Ces influences agrémentées de notes cap-verdiennes, sud-africaines ou vénézuéliennes se retrouvent en fusion dans les dix nouvelles chansons de Flavia Coelho, toutes imprégnées de tropicalisme, ce courant pop brésilien qui, porté par des artistes comme Gilberto Gil ou Chico Buarque, se voulait dès les années 1960 être une poche de résistance à la censure militaire.
« À 14 ans, j’ai pris la plus grande décision de ma vie en séchant l’école pour me rendre à un casting à l’autre bout de la ville »
Comme à cloche-pied, nous voilà alors projetés dans le décor d’une gamine rêvant de prendre le micro dans le quartier populaire de São Gonçalo, là où, en péri-phérie de Rio, les balles sifflaient déjà. « Enfant, je vivais dans la plus totale insouciance avec une mère élevant seule ses quatre gamins. Elle tenait un salon de coiffure.
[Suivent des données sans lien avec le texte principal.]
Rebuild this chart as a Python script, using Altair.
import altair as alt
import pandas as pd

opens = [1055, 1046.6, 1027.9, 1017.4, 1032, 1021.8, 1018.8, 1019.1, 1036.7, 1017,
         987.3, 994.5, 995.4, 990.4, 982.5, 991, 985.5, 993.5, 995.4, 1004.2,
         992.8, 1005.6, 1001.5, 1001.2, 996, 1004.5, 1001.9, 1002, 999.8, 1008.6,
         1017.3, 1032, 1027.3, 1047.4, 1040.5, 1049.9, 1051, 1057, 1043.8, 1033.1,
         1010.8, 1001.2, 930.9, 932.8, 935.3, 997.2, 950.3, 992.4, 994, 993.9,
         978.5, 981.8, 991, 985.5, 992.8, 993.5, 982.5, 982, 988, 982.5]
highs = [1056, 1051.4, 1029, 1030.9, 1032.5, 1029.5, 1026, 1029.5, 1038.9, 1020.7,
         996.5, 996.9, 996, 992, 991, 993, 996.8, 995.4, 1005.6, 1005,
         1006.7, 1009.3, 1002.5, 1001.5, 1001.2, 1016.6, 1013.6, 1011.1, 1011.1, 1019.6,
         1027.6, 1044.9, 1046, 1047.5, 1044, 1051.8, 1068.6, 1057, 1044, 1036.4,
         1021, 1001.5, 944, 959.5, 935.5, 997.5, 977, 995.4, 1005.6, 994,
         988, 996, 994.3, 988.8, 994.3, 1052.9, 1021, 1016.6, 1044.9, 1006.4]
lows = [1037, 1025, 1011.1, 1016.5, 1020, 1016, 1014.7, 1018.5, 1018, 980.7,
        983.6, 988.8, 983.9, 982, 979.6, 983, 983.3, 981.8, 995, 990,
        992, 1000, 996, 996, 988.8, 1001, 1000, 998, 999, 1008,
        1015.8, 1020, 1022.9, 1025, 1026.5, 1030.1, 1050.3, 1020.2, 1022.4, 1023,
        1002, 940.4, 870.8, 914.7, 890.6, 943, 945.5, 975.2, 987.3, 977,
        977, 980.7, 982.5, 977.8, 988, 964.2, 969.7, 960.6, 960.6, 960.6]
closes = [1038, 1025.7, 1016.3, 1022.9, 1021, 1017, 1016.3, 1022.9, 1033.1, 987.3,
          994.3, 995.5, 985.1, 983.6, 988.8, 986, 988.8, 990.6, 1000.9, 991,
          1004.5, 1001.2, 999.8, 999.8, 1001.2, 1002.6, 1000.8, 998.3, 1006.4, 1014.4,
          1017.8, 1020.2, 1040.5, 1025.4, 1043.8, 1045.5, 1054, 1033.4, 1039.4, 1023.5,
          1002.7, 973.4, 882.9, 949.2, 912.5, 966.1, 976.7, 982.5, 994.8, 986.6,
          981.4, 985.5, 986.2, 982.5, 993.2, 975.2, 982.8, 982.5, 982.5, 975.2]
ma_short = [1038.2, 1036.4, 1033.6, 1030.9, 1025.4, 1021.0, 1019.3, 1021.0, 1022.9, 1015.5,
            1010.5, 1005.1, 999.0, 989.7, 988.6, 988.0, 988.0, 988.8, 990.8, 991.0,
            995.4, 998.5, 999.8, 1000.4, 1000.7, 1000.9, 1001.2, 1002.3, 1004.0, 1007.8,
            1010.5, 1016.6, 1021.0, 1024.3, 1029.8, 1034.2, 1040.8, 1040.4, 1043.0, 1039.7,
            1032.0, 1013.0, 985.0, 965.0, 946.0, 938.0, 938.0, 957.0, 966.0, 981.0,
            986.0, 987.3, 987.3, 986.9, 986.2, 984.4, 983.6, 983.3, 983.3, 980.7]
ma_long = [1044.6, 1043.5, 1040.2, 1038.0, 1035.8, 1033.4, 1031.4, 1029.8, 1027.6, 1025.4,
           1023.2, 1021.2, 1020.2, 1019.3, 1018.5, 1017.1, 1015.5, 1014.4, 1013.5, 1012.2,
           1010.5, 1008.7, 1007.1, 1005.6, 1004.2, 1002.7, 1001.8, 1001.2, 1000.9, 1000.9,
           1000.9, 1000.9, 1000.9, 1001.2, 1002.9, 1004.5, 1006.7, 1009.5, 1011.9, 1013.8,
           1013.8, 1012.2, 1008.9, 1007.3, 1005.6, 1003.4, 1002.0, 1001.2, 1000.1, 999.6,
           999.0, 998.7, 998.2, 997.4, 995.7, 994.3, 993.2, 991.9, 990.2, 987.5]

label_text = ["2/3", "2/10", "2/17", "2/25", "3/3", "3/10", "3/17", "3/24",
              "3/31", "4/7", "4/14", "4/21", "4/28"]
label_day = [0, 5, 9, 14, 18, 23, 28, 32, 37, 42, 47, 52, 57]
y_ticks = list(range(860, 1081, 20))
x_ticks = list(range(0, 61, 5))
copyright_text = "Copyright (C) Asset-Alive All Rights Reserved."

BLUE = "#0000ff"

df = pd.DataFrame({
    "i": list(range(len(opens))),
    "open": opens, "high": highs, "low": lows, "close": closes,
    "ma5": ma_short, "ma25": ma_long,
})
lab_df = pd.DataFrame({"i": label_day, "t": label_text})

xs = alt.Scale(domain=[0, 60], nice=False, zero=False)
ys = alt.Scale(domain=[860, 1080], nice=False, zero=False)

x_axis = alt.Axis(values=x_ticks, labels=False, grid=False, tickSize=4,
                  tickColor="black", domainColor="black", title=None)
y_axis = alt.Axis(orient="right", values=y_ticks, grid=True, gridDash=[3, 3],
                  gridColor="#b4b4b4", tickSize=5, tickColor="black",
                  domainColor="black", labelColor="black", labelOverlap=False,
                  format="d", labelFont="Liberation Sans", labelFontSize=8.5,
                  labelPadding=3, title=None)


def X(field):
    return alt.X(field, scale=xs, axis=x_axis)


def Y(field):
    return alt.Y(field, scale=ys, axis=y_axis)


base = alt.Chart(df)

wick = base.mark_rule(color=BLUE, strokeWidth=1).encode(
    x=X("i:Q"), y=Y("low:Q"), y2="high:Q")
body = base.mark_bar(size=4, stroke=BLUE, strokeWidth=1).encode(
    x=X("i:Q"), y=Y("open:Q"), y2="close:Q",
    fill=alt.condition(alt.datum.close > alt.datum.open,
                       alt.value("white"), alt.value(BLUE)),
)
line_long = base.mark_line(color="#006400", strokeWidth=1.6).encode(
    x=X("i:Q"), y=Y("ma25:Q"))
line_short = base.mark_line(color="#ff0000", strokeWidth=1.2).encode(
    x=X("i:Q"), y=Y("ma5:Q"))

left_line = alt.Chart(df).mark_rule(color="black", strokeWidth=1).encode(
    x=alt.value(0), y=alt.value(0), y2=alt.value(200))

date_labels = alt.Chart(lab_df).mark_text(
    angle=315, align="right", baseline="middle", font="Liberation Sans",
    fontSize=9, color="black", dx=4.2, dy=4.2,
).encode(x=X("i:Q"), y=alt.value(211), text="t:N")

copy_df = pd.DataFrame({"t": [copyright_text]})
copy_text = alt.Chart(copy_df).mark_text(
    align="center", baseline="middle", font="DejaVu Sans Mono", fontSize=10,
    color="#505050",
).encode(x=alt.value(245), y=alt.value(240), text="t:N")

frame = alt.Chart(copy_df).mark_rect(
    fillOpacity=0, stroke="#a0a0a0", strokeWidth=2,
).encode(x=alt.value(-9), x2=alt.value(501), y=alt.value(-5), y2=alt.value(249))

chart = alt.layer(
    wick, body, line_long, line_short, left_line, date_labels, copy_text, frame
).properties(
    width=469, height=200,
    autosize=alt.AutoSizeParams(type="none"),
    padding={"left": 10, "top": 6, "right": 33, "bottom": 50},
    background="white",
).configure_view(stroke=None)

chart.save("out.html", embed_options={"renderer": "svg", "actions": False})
Quand elle partait travailler le soir dans les cabarets de la ville, ma mère nous emmenait tous les quatre sous le bras. »
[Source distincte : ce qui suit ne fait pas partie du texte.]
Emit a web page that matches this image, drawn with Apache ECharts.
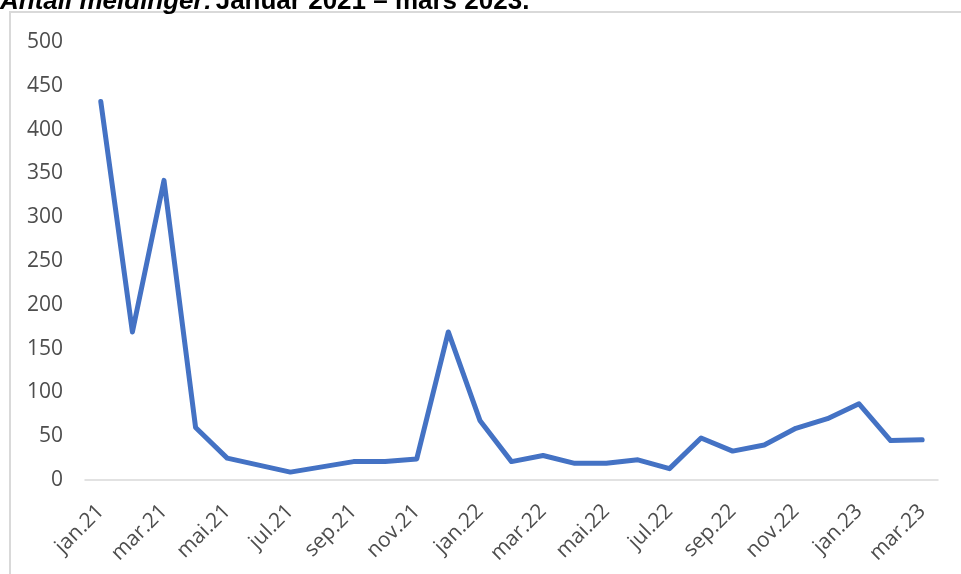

À la mort de cette dernière, changement de programme : elle part, à 11 ans, s’installer chez son père, un ancien militaire devenu agent de sécurité le jour et docker la nuit. Fini, les sorties en boîte de nuit et les bandes de copains. « À 14 ans, j’ai pris la plus grande décision de ma vie en séchant l’école pour me rendre à un casting à l’autre bout de la ville. Bien sûr, je m’étais déjà grimée en Michael Jackson ou en Madonna, mais je n’avais encore jamais tenu un micro dans les mains. Trente ans après, c’est toujours ce fil de mon histoire que je continue de tirer. »
« En tant que musicienne, mon engagement se réduit à raconter le monde à travers des tableaux de vie »
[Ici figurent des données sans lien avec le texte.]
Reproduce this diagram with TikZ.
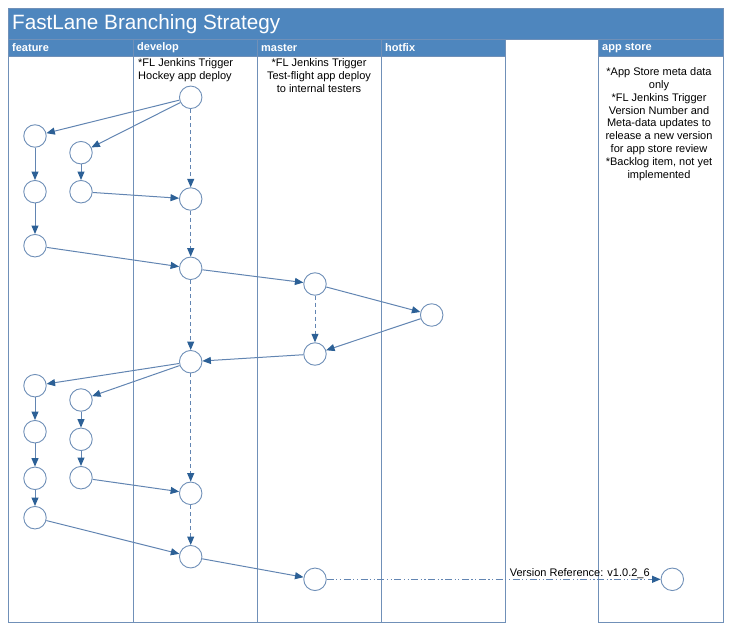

En 2006, la musicienne, déjà bien intégrée à la scène locale, décide de tout plaquer, l’appart’, le chéri et le petit chien, pour prendre son envol pour Paris. « Après avoir été hébergée chez un couple de Français, j’ai pu prendre mon indépendance : un studio minuscule au septième étage sans ascenseur, mais avec vue sur la tour Eiffel. J’ai fait tous les petits boulots, nounou, femme de ménage, aide à personnes âgées, et beaucoup de chapeaux dans le métro. Je n’étais pas la seule : on était 500 000 dans la même situation. »
À l’heure où elle remplit des Olympia avec sa « bossa muffin » mélangeant rap, reggae, forró ou samba en un joyeux cocktail qui ne sonne en rien de manière artificielle, Flavia Coelho, du haut de ses 44 ans, se remémore aussi celles qui l’ont élevée dans ce quartier de São Gonçalo où il serait trop dangereux aujourd’hui de s’aventurer. « Bien loin du mythe de la Girl from Ipanema, ce sont toutes ces femmes venues du Nordeste qui ont fait le sud-est du Brésil en gardant les enfants, en étant aux fourneaux. Je ne suis pas journaliste : en tant que musicienne, mon engagement se réduit à raconter le monde à travers des tableaux de vie. Bouger, pour les peuples tiers-mondistes, c’est une manière de se battre contre la souffrance et la morosité du quotidien. » Mieux que la gigue, la ginga.
En concert le 23 août à Luzarches, le 27 septembre à Rouen et le 12 mars 2025 à l’Olympia.